Copy out the material below in full, but not its images.
Start GIVEN INFORMATION
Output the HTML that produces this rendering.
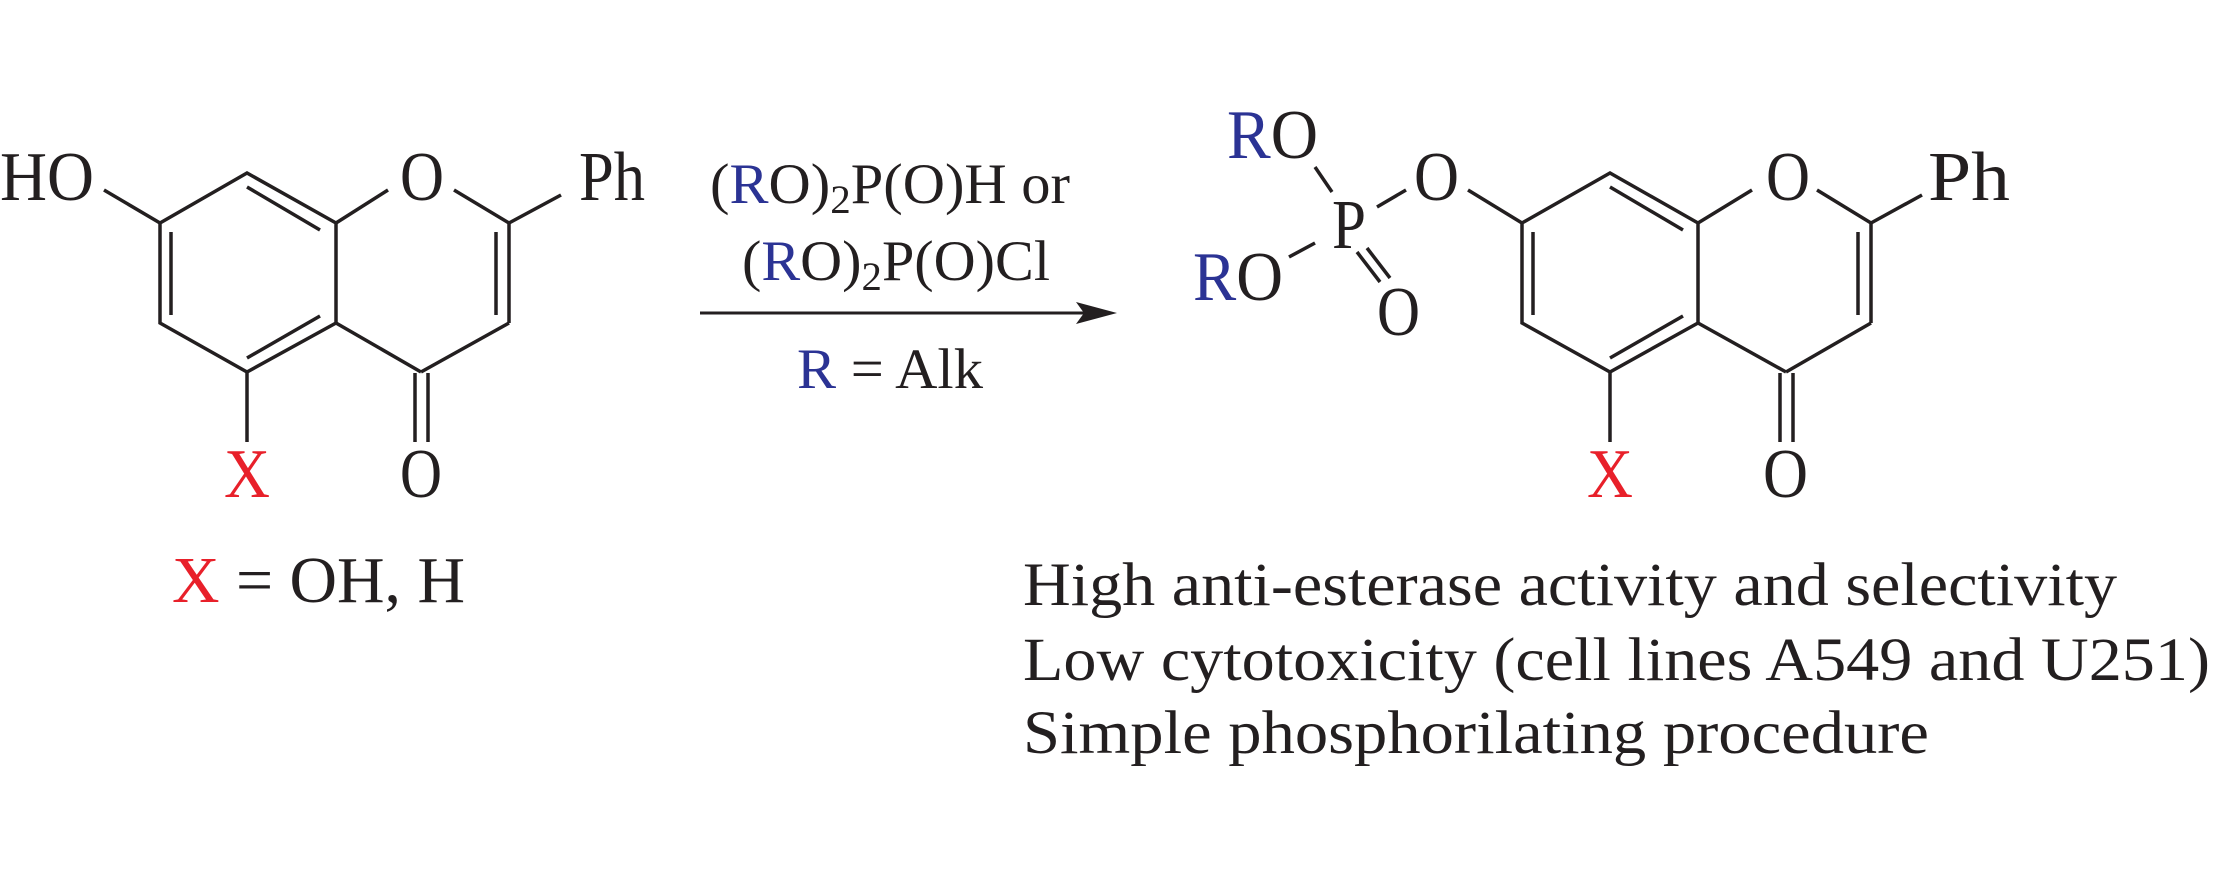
<!DOCTYPE html>
<html><head><meta charset="utf-8"><style>
html,body{margin:0;padding:0;background:#fff;}
svg{display:block;}
text{font-family:"Liberation Serif",serif;fill:#231f20;}
.b{fill:#2b3394;}
.r{fill:#e8202a;}
</style></head><body>
<svg width="2213" height="886" viewBox="0 0 2213 886" xmlns="http://www.w3.org/2000/svg">
<g stroke="#231f20" stroke-width="3.5" fill="none" stroke-linecap="butt">
<line x1="104" y1="190" x2="160" y2="223"/>
<polyline points="160,223 247,173 336,223 336,323 247,372 160,323 160,223"/>
<line x1="171" y1="232" x2="171" y2="315"/>
<line x1="247" y1="187" x2="320" y2="230"/>
<line x1="320" y1="316" x2="247" y2="358"/>
<line x1="336" y1="223" x2="388" y2="190"/>
<line x1="454" y1="190" x2="509" y2="223"/>
<line x1="509" y1="223" x2="509" y2="323"/>
<line x1="496" y1="232" x2="496" y2="315"/>
<line x1="509" y1="323" x2="421" y2="372"/>
<line x1="336" y1="323" x2="421" y2="372"/>
<line x1="415" y1="373" x2="415" y2="442"/>
<line x1="428" y1="373" x2="428" y2="442"/>
<line x1="247" y1="372" x2="247" y2="442"/>
<line x1="509" y1="223" x2="561" y2="195"/>
<line x1="1315" y1="167" x2="1332" y2="192"/>
<line x1="1377" y1="207" x2="1406" y2="190"/>
<line x1="1315" y1="243" x2="1289" y2="257"/>
<line x1="1357" y1="252" x2="1380" y2="282"/>
<line x1="1367" y1="248" x2="1390" y2="278"/>
<line x1="1468" y1="190" x2="1522" y2="223"/>
<polyline points="1522,223 1610,173 1698,223 1698,323 1610,372 1522,323 1522,223"/>
<line x1="1533" y1="232" x2="1533" y2="315"/>
<line x1="1610" y1="187" x2="1683" y2="230"/>
<line x1="1683" y1="316" x2="1610" y2="358"/>
<line x1="1698" y1="223" x2="1752" y2="190"/>
<line x1="1817" y1="190" x2="1871" y2="223"/>
<line x1="1871" y1="223" x2="1871" y2="323"/>
<line x1="1858" y1="232" x2="1858" y2="315"/>
<line x1="1871" y1="323" x2="1786" y2="372"/>
<line x1="1698" y1="323" x2="1786" y2="372"/>
<line x1="1780" y1="373" x2="1780" y2="442"/>
<line x1="1793" y1="373" x2="1793" y2="442"/>
<line x1="1610" y1="372" x2="1610" y2="442"/>
<line x1="1871" y1="223" x2="1922" y2="195"/>
<line x1="700" y1="313" x2="1085" y2="313" stroke-width="3"/>
</g>
<polygon points="1117,313 1076,302 1084,313 1076,324" fill="#231f20"/>

<g font-size="70" lengthAdjust="spacingAndGlyphs">
<text x="0" y="200" textLength="94" lengthAdjust="spacingAndGlyphs">HO</text>
<text x="400" y="200" textLength="44" lengthAdjust="spacingAndGlyphs">O</text>
<text x="579" y="200" textLength="66" lengthAdjust="spacingAndGlyphs">Ph</text>
<text x="400" y="497" textLength="42" lengthAdjust="spacingAndGlyphs">O</text>
<text x="224" y="497" class="r" textLength="46" lengthAdjust="spacingAndGlyphs">X</text>

<text x="1227" y="158" textLength="91" lengthAdjust="spacingAndGlyphs"><tspan class="b">R</tspan>O</text>
<text x="1332" y="248" textLength="34" lengthAdjust="spacingAndGlyphs">P</text>
<text x="1414" y="200" textLength="45" lengthAdjust="spacingAndGlyphs">O</text>
<text x="1193" y="300" textLength="90" lengthAdjust="spacingAndGlyphs"><tspan class="b">R</tspan>O</text>
<text x="1377" y="335" textLength="43" lengthAdjust="spacingAndGlyphs">O</text>
<text x="1766" y="200" textLength="44" lengthAdjust="spacingAndGlyphs">O</text>
<text x="1928" y="200" textLength="82" lengthAdjust="spacingAndGlyphs">Ph</text>
<text x="1763" y="497" textLength="45" lengthAdjust="spacingAndGlyphs">O</text>
<text x="1587" y="497" class="r" textLength="46" lengthAdjust="spacingAndGlyphs">X</text>
</g>
<text x="172" y="602" font-size="66" textLength="293" lengthAdjust="spacingAndGlyphs"><tspan class="r">X</tspan> = OH, H</text>

<g font-size="57">
<text x="710" y="203" textLength="360" lengthAdjust="spacingAndGlyphs">(<tspan class="b">R</tspan>O)<tspan font-size="40" dy="10">2</tspan><tspan dy="-10">P(O)H  or</tspan></text>
<text x="742" y="280" textLength="308" lengthAdjust="spacingAndGlyphs">(<tspan class="b">R</tspan>O)<tspan font-size="40" dy="10">2</tspan><tspan dy="-10">P(O)Cl</tspan></text>
<text x="797" y="388" textLength="186" lengthAdjust="spacingAndGlyphs"><tspan class="b">R</tspan> = Alk</text>
</g>

<g font-size="61">
<text x="1023" y="605" textLength="1094" lengthAdjust="spacingAndGlyphs">High anti-esterase activity and selectivity</text>
<text x="1023" y="680" textLength="1187" lengthAdjust="spacingAndGlyphs">Low cytotoxicity (cell lines A549 and U251)</text>
<text x="1023" y="753" textLength="906" lengthAdjust="spacingAndGlyphs">Simple phosphorilating procedure</text>
</g>
</svg>
</body></html>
End GIVEN INFORMATION
● **SOLUTION BELOW**:
Output the HTML that produces this rendering.
<!DOCTYPE html>
<html><head><meta charset="utf-8"><style>
html,body{margin:0;padding:0;background:#fff;}
svg{display:block;}
text{font-family:"Liberation Serif",serif;fill:#231f20;}
.b{fill:#2b3394;}
.r{fill:#e8202a;}
</style></head><body>
<svg width="2213" height="886" viewBox="0 0 2213 886" xmlns="http://www.w3.org/2000/svg">
<g stroke="#231f20" stroke-width="3.5" fill="none" stroke-linecap="butt">
<line x1="104" y1="190" x2="160" y2="223"/>
<polyline points="160,223 247,173 336,223 336,323 247,372 160,323 160,223"/>
<line x1="171" y1="232" x2="171" y2="315"/>
<line x1="247" y1="187" x2="320" y2="230"/>
<line x1="320" y1="316" x2="247" y2="358"/>
<line x1="336" y1="223" x2="388" y2="190"/>
<line x1="454" y1="190" x2="509" y2="223"/>
<line x1="509" y1="223" x2="509" y2="323"/>
<line x1="496" y1="232" x2="496" y2="315"/>
<line x1="509" y1="323" x2="421" y2="372"/>
<line x1="336" y1="323" x2="421" y2="372"/>
<line x1="415" y1="373" x2="415" y2="442"/>
<line x1="428" y1="373" x2="428" y2="442"/>
<line x1="247" y1="372" x2="247" y2="442"/>
<line x1="509" y1="223" x2="561" y2="195"/>
<line x1="1315" y1="167" x2="1332" y2="192"/>
<line x1="1377" y1="207" x2="1406" y2="190"/>
<line x1="1315" y1="243" x2="1289" y2="257"/>
<line x1="1357" y1="252" x2="1380" y2="282"/>
<line x1="1367" y1="248" x2="1390" y2="278"/>
<line x1="1468" y1="190" x2="1522" y2="223"/>
<polyline points="1522,223 1610,173 1698,223 1698,323 1610,372 1522,323 1522,223"/>
<line x1="1533" y1="232" x2="1533" y2="315"/>
<line x1="1610" y1="187" x2="1683" y2="230"/>
<line x1="1683" y1="316" x2="1610" y2="358"/>
<line x1="1698" y1="223" x2="1752" y2="190"/>
<line x1="1817" y1="190" x2="1871" y2="223"/>
<line x1="1871" y1="223" x2="1871" y2="323"/>
<line x1="1858" y1="232" x2="1858" y2="315"/>
<line x1="1871" y1="323" x2="1786" y2="372"/>
<line x1="1698" y1="323" x2="1786" y2="372"/>
<line x1="1780" y1="373" x2="1780" y2="442"/>
<line x1="1793" y1="373" x2="1793" y2="442"/>
<line x1="1610" y1="372" x2="1610" y2="442"/>
<line x1="1871" y1="223" x2="1922" y2="195"/>
<line x1="700" y1="313" x2="1085" y2="313" stroke-width="3"/>
</g>
<polygon points="1117,313 1076,302 1084,313 1076,324" fill="#231f20"/>

<g font-size="70" lengthAdjust="spacingAndGlyphs">
<text x="0" y="200" textLength="94" lengthAdjust="spacingAndGlyphs">HO</text>
<text x="400" y="200" textLength="44" lengthAdjust="spacingAndGlyphs">O</text>
<text x="579" y="200" textLength="66" lengthAdjust="spacingAndGlyphs">Ph</text>
<text x="400" y="497" textLength="42" lengthAdjust="spacingAndGlyphs">O</text>
<text x="224" y="497" class="r" textLength="46" lengthAdjust="spacingAndGlyphs">X</text>

<text x="1227" y="158" textLength="91" lengthAdjust="spacingAndGlyphs"><tspan class="b">R</tspan>O</text>
<text x="1332" y="248" textLength="34" lengthAdjust="spacingAndGlyphs">P</text>
<text x="1414" y="200" textLength="45" lengthAdjust="spacingAndGlyphs">O</text>
<text x="1193" y="300" textLength="90" lengthAdjust="spacingAndGlyphs"><tspan class="b">R</tspan>O</text>
<text x="1377" y="335" textLength="43" lengthAdjust="spacingAndGlyphs">O</text>
<text x="1766" y="200" textLength="44" lengthAdjust="spacingAndGlyphs">O</text>
<text x="1928" y="200" textLength="82" lengthAdjust="spacingAndGlyphs">Ph</text>
<text x="1763" y="497" textLength="45" lengthAdjust="spacingAndGlyphs">O</text>
<text x="1587" y="497" class="r" textLength="46" lengthAdjust="spacingAndGlyphs">X</text>
</g>
<text x="172" y="602" font-size="66" textLength="293" lengthAdjust="spacingAndGlyphs"><tspan class="r">X</tspan> = OH, H</text>

<g font-size="57">
<text x="710" y="203" textLength="360" lengthAdjust="spacingAndGlyphs">(<tspan class="b">R</tspan>O)<tspan font-size="40" dy="10">2</tspan><tspan dy="-10">P(O)H  or</tspan></text>
<text x="742" y="280" textLength="308" lengthAdjust="spacingAndGlyphs">(<tspan class="b">R</tspan>O)<tspan font-size="40" dy="10">2</tspan><tspan dy="-10">P(O)Cl</tspan></text>
<text x="797" y="388" textLength="186" lengthAdjust="spacingAndGlyphs"><tspan class="b">R</tspan> = Alk</text>
</g>

<g font-size="61">
<text x="1023" y="605" textLength="1094" lengthAdjust="spacingAndGlyphs">High anti-esterase activity and selectivity</text>
<text x="1023" y="680" textLength="1187" lengthAdjust="spacingAndGlyphs">Low cytotoxicity (cell lines A549 and U251)</text>
<text x="1023" y="753" textLength="906" lengthAdjust="spacingAndGlyphs">Simple phosphorilating procedure</text>
</g>
</svg>
</body></html>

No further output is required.